China Calls Junket Giant on the Carpet

A news report presumably published with Beijing’s backing accuses Suncity Group of creating an illegal offshore market on the mainland for Chinese citizens to gamble online. Chairman Alvin Chau Cheok Wa (l.) vehemently denied the charge, but Macau regulators have taken notice.

China Calls Junket Giant on the Carpet

Macau’s largest junket operator, Suncity, has come under fire in China for its extensive online gambling operations.

A Reuters report says the Economic Information Daily, an online news site sponsored by China’s state-run Xinhua News Agency, has taken aim at the company, accusing it of cultivating an offshore online market on the mainland that is illegally siphoning billions of yuan out of the country and causing harm to the social and economic order.

Claiming to have interviewed 30 gamblers, the site accuses Suncity Group of actively signing up Chinese players who gambled in its VIP rooms in Macau to its online gaming and proxy betting services. It also claims the junket is enabling players to bet through online casinos in the Philippines and Cambodia that utilize underground banks to evade China’s currency restrictions.

“The annual amount bet through online gambling in the mainland is more than 1 trillion yuan (US$145 billion), equivalent to nearly twice the annual income of China’s lottery,” the report claimed.

SunCity Chairman Alvin Chau Cheok Wa denied the allegation at a hastily called—and very short—press conference on Saturday. He said SunCity has not participated in online gaming and has obeyed all the laws of Macau and China. He also denied he was on China’s “wanted list.”

In addition, Chau said that his company would not participate in any gaming activity outside of Macau that is not recognized as legal by Macau law, even if it is legal in another jurisdiction.

According to Reuters, it’s the first time a Macau junket has been singled out for online gaming activity. The accusations come as China faces slowing economic growth and pressure to limit capital outflows.

But it’s not the first time that capital flight has emerged as a sore point in Beijing’s dealings with Macau, the self-governing territory that is the only place in China where gambling is legal.

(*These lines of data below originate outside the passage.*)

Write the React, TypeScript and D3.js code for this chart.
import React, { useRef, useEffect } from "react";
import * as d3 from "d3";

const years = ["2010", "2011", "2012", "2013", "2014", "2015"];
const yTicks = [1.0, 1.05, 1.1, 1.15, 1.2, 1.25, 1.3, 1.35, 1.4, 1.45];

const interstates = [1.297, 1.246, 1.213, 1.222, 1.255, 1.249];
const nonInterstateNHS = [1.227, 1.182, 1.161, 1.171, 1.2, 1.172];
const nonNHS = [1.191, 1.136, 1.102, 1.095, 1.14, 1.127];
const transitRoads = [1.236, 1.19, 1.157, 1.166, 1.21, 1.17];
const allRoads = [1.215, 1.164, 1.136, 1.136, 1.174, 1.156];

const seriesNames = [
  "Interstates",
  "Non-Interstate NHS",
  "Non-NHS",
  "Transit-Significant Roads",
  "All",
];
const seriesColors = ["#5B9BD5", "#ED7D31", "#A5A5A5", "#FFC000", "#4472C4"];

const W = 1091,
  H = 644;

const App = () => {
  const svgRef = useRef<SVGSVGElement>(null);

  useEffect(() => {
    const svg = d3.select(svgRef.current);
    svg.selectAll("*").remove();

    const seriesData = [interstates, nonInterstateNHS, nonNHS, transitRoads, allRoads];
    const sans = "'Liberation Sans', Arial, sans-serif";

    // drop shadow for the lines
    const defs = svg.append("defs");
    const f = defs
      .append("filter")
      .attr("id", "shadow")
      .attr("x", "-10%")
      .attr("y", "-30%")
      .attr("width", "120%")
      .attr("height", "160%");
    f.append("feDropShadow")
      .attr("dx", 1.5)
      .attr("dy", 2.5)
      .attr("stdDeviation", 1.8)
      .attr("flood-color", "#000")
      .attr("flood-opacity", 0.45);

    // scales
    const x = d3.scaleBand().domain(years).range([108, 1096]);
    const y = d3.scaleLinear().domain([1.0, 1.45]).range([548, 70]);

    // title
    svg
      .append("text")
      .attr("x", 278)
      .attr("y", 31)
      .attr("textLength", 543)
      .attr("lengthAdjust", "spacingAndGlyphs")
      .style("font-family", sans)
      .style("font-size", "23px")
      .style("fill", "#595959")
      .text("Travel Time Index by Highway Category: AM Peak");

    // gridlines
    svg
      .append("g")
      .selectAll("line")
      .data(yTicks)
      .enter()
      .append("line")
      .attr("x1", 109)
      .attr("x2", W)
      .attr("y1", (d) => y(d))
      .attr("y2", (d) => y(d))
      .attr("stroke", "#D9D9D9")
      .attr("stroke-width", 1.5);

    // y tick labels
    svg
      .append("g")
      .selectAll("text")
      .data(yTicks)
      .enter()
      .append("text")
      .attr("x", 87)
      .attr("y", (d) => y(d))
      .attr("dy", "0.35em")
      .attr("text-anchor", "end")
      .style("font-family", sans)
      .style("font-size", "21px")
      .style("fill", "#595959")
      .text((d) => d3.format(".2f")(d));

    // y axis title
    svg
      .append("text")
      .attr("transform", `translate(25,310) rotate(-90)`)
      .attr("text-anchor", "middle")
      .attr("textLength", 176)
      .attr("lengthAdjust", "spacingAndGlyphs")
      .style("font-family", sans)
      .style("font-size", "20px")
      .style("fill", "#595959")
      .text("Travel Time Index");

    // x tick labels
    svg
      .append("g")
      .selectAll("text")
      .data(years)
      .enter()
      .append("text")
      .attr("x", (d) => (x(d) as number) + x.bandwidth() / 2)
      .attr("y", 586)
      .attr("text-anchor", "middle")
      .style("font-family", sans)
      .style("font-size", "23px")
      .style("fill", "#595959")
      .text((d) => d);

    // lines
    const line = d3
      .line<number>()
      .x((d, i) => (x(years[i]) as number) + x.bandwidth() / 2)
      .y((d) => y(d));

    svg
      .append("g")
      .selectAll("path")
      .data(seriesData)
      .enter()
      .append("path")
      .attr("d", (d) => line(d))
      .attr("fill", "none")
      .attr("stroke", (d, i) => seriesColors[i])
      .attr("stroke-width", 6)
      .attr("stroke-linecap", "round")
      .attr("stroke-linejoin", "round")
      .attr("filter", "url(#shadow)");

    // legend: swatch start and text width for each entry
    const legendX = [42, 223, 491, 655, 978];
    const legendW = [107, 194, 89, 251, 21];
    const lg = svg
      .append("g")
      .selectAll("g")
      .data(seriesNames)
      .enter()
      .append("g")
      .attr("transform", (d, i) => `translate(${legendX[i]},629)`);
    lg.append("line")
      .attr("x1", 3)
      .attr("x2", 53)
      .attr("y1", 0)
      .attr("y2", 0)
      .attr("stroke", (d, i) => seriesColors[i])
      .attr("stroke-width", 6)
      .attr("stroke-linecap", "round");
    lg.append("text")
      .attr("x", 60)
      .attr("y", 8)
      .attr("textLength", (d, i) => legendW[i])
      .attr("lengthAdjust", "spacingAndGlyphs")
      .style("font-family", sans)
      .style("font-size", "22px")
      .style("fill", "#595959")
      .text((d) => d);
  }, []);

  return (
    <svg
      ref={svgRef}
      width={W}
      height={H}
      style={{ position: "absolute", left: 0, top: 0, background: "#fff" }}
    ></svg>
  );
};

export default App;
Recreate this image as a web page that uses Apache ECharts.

In 2014 and 2015, the government launched a nationwide crackdown on corruption and extravagant spending by members of the Communist Party elite. Casino revenue in Macau plummeted as high rollers from the mainland, the core of the territory’s VIP-centric gaming industry, stayed away en masse.

The junkets were not denounced by name in the crackdown, but it’s well-known that they control the VIP market as the middlemen who bring high rollers to play, extend credit and comps and collect on their gambling debts, which are not legally enforceable in China. They are thought to operate as a shadow banking system for moving capital out of the country.

In the international law enforcement community, the junkets have been under scrutiny for decades, most notably in the United States, for their alleged ties to Chinese organized crime and their alleged role in facilitating money laundering and illicit capital flows.

Ironically, as Macau has grown with billions of dollars of gaming-related investment from publicly traded companies in the U.S and the junkets have sought to shed their shady image, Suncity has led the way, investing outside the territory in the operations and development side and diversifying into an array of non-gaming industries.

Suncity quickly issued a denial of the report, at least as far as its operations in Macau, where online gambling also is illegal. It declared the company a “legitimate institution granted with (a) junket promoter license” that “has no possession of any casino and gaming tables, neither does it operate any online gaming business.”

“The junket promoting business, operated by the company and other related companies in Macau and other geographical areas, is rigorously licensed to perform in accordance with legal requirements and the license conditions,” the company said.

Macau’s Gaming Inspection and Coordination Bureau, told Reuters that any violations of local laws and regulations would affect the qualifications of junket operators and result in “serious action” by the agency. It was reported locally that officials with the bureau had met with Suncity representatives to discuss its activities.

Brokerage Sanford C. Bernstein said in a client note that the report “could be a warning message for Suncity and maybe other online gaming/proxy betting operators to tone down excessive offshore play.

“Junkets may face greater scrutiny on their offshore businesses, some game play may gravitate back to Macau as players may retreat from online play, and junkets may face greater scrutiny in Macau on how they interact with players,” Bernstein warned.